The Line is just another in a long line of Utopian attempts to reclaim Eden. Again, all cities are, to some degree attempts to recreate Eden, because all cities are attempts to Edenify – to subdue and rule over the earth to maximize the flourishing of human beings – but the Line is different. It’s different because it is an entirely planned city, from beginning to end, and it has a specific vision of what kind of city will be conducive to maximize human flourishing. Rather than previous planned cities, which largely followed traditional designs, The Line scraps them, attempting to maximize efficiency of space, economization is the watchword in The Line. And, of course, this is not significantly different from small, well defined communities that have always existed in big cities, or even as there are mega-skyscrapers that are deliberate attempts to be cities within cities. The stuff of video-game and sci-fi fantasy is possible to see in real-time.  

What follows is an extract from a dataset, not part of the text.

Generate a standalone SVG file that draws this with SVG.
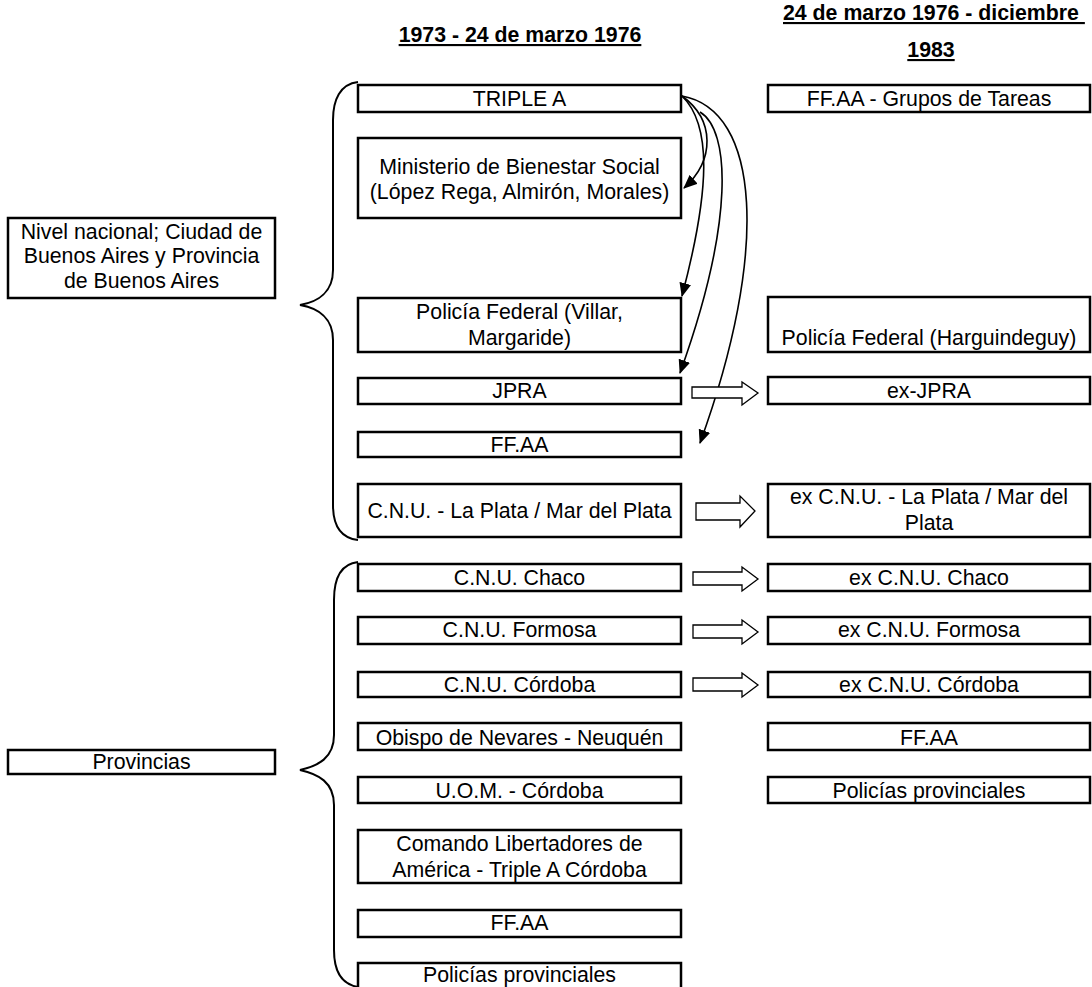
<svg xmlns="http://www.w3.org/2000/svg" width="1092" height="987" viewBox="0 0 1092 987">
<style>
  text { font-family: "Liberation Sans", Arial, sans-serif; font-size: 21.3px; fill: #000; }
  .c { text-anchor: middle; }
  .h { font-weight: bold; text-decoration: underline; }
  .box { fill: #fff; stroke: #000; stroke-width: 2.5; }
  .brace { fill: none; stroke: #000; stroke-width: 2; }
  .curve { fill: none; stroke: #000; stroke-width: 1.6; }
  .block { fill: #fff; stroke: #000; stroke-width: 1.3; stroke-linejoin: miter; }
</style>
<defs>
  <marker id="ah" markerUnits="userSpaceOnUse" markerWidth="14" markerHeight="12" refX="13" refY="6" orient="auto">
    <path d="M0,0 L14,6 L0,12 Z" fill="#000"/>
  </marker>
</defs>
<rect width="1092" height="987" fill="#fff"/>

<g id="headers">
  <text class="c h" x="520" y="42">1973 - 24 de marzo 1976</text>
  <text class="h" x="783" y="20" xml:space="preserve">24 de marzo 1976 - diciembre&#160;</text>
  <text class="c h" x="931" y="57">1983</text>
</g>

<g id="braces">
  <path class="brace" d="M358,82 C340,84 333,100 333,120 L333,270 C333,292 318,302 300,305 C318,308 333,318 333,340 L333,505 C333,525 340,538 358,540"/>
  <path class="brace" d="M358,562 C340,564 334,580 334,600 L334,735 C334,758 318,766 300,770 C318,774 334,782 334,805 L334,950 C334,970 340,984 358,987"/>
</g>

<g id="nivel-nacional">
  <rect class="box" x="8" y="218" width="267" height="80"/>
  <text class="c" x="141.5" y="239">Nivel nacional; Ciudad de</text>
  <text class="c" x="141.5" y="263">Buenos Aires y Provincia</text>
  <text class="c" x="141.5" y="288">de Buenos Aires</text>
</g>
<g id="provincias">
  <rect class="box" x="8" y="750" width="267" height="24"/>
  <text class="c" x="141.5" y="769">Provincias</text>
</g>

<g id="triple-a"><rect class="box" x="358" y="85" width="323" height="27"/><text class="c" x="519.5" y="106">TRIPLE A</text></g>
<g id="ministerio"><rect class="box" x="358" y="138" width="323" height="80"/><text class="c" x="519.5" y="174">Ministerio de Bienestar Social</text><text class="c" x="519.5" y="199">(López Rega, Almirón, Morales)</text></g>
<g id="policia-federal"><rect class="box" x="358" y="298" width="323" height="54"/><text class="c" x="519.5" y="319">Policía Federal (Villar,</text><text class="c" x="519.5" y="345">Margaride)</text></g>
<g id="jpra"><rect class="box" x="358" y="378" width="323" height="26"/><text class="c" x="519.5" y="398">JPRA</text></g>
<g id="ffaa-1"><rect class="box" x="358" y="432" width="323" height="25"/><text class="c" x="519.5" y="452">FF.AA</text></g>
<g id="cnu-laplata"><rect class="box" x="358" y="484" width="323" height="53"/><text class="c" x="519.5" y="518">C.N.U. - La Plata / Mar del Plata</text></g>
<g id="cnu-chaco"><rect class="box" x="358" y="564" width="323" height="27"/><text class="c" x="519.5" y="585">C.N.U. Chaco</text></g>
<g id="cnu-formosa"><rect class="box" x="358" y="617" width="323" height="27"/><text class="c" x="519.5" y="637">C.N.U. Formosa</text></g>
<g id="cnu-cordoba"><rect class="box" x="358" y="672" width="323" height="25"/><text class="c" x="519.5" y="692">C.N.U. Córdoba</text></g>
<g id="obispo"><rect class="box" x="358" y="723" width="323" height="27"/><text class="c" x="519.5" y="745">Obispo de Nevares - Neuquén</text></g>
<g id="uom"><rect class="box" x="358" y="777" width="323" height="26"/><text class="c" x="519.5" y="798">U.O.M. - Córdoba</text></g>
<g id="comando"><rect class="box" x="358" y="830" width="323" height="53"/><text class="c" x="519.5" y="851">Comando Libertadores de</text><text class="c" x="519.5" y="877">América - Triple A Córdoba</text></g>
<g id="ffaa-2"><rect class="box" x="358" y="910" width="323" height="27"/><text class="c" x="519.5" y="930">FF.AA</text></g>
<g id="policias-prov-1"><rect class="box" x="358" y="963" width="323" height="27"/><text class="c" x="519.5" y="982">Policías provinciales</text></g>

<g id="ffaa-grupos"><rect class="box" x="768" y="85" width="322" height="27"/><text class="c" x="929" y="106">FF.AA - Grupos de Tareas</text></g>
<g id="policia-federal-h"><rect class="box" x="768" y="297" width="322" height="55"/><text class="c" x="929" y="345">Policía Federal (Harguindeguy)</text></g>
<g id="ex-jpra"><rect class="box" x="768" y="377" width="322" height="27"/><text class="c" x="929" y="398">ex-JPRA</text></g>
<g id="ex-cnu-laplata"><rect class="box" x="768" y="484" width="322" height="53"/><text class="c" x="929" y="504">ex C.N.U. - La Plata / Mar del</text><text class="c" x="929" y="530">Plata</text></g>
<g id="ex-cnu-chaco"><rect class="box" x="768" y="564" width="322" height="27"/><text class="c" x="929" y="585">ex C.N.U. Chaco</text></g>
<g id="ex-cnu-formosa"><rect class="box" x="768" y="617" width="322" height="27"/><text class="c" x="929" y="637">ex C.N.U. Formosa</text></g>
<g id="ex-cnu-cordoba"><rect class="box" x="768" y="672" width="322" height="25"/><text class="c" x="929" y="692">ex C.N.U. Córdoba</text></g>
<g id="ffaa-3"><rect class="box" x="768" y="723" width="322" height="27"/><text class="c" x="929" y="745">FF.AA</text></g>
<g id="policias-prov-2"><rect class="box" x="768" y="777" width="322" height="26"/><text class="c" x="929" y="798">Policías provinciales</text></g>

<g id="connectors">
  <path class="curve" marker-end="url(#ah)" d="M682,96 C715,120 715,160 684,188"/>
  <path class="curve" marker-end="url(#ah)" d="M682,96 C712,125 710,190 682,296"/>
  <path class="curve" marker-end="url(#ah)" d="M700,112 C730,130 735,220 680,373"/>
  <path class="curve" marker-end="url(#ah)" d="M682,96 C760,110 770,250 700,443"/>
  <path class="block" d="M692,387 L742,387 L742,382 L758,393 L742,405 L742,398 L692,398 Z"/>
  <path class="block" d="M696,503 L740,503 L740,496 L755,511 L740,527 L740,520 L696,520 Z"/>
  <path class="block" d="M693,572 L742,572 L742,567 L758,579 L742,591 L742,585 L693,585 Z"/>
  <path class="block" d="M693,625 L742,625 L742,620 L758,632 L742,644 L742,638 L693,638 Z"/>
  <path class="block" d="M693,678 L742,678 L742,673 L758,685 L742,697 L742,691 L693,691 Z"/>
</g>
</svg>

Only time will tell whether The Line will be successful in its goals, which ostensibly are: to be built; to be maximally populated; and to have The Line perform, at least, marginally better that traditional cities. And let’s be honest, traditional cities in America and elsewhere certainly have their problems: crime; drugs; homelessness; despair; overwork; and very important to me, the fact that cities are just plain ugly, almost deliberately aggressively obnoxiously ugly – as Tom Wolfe said of Modern Art in Back to Blood, it’s “ugly on purpose”.

And, perhaps, you think I’m making too much of aesthetics. I think I might be making too little of it – ugly cities that nobody wants to walk around in say an awful lot about our culture – but that’s another sermon.

Will The Line be successful according to the metrics the Saudi’s are setting? Will this be bin Salmon’s Success or Mohammed’s Mess-up? I don’t know.

But what I can say with confidence is that it will not achieve the goal of making Eden. It surely will be man’s attempt, but that means it will be man’s attempt. It will be one more baby-Babylon, anticipating and typifying The Babylon, the Babylon par excellence – what The Holy Spirit calls The Whore. Will The Line be better than any other city of 9 million in Saudi Arabia – a nation whose biggest city today is Riyadh and has a population of 7 million? Maybe, maybe not. But while we as Christians should seek the prosperity and peace of our cities, where we sojourn we should never, we MUST never forget the words of Hebrews:

“By faith Abraham, when called to go to a place he would later receive as his inheritance, obeyed and went, even though he did not know where he was going. By faith he made his home in the promised land like a stranger in a foreign country; he lived in tents, as did Isaac and Jacob, who were heirs with him of the same promise.  For he was looking forward to the city with foundations, whose architect and builder is God. And by faith even Sarah, who was past childbearing age, was enabled to bear children because she considered him faithful who had made the promise. And so from this one man, and he as good as dead, came descendants as numerous as the stars in the sky and as countless as the sand on the seashore.

All these people were still living by faith when they died. They did not receive the things promised; they only saw them and welcomed them from a distance, admitting that they were foreigners and strangers on earth. People who say such things show that they are looking for a country of their own. If they had been thinking of the country they had left, they would have had opportunity to return. Instead, they were longing for a better country—a heavenly one. Therefore God is not ashamed to be called their God, for he has prepared a city for them.”

 

Let’s keep our hope in the City of God, the New Jerusalem, while we pray for the city of man.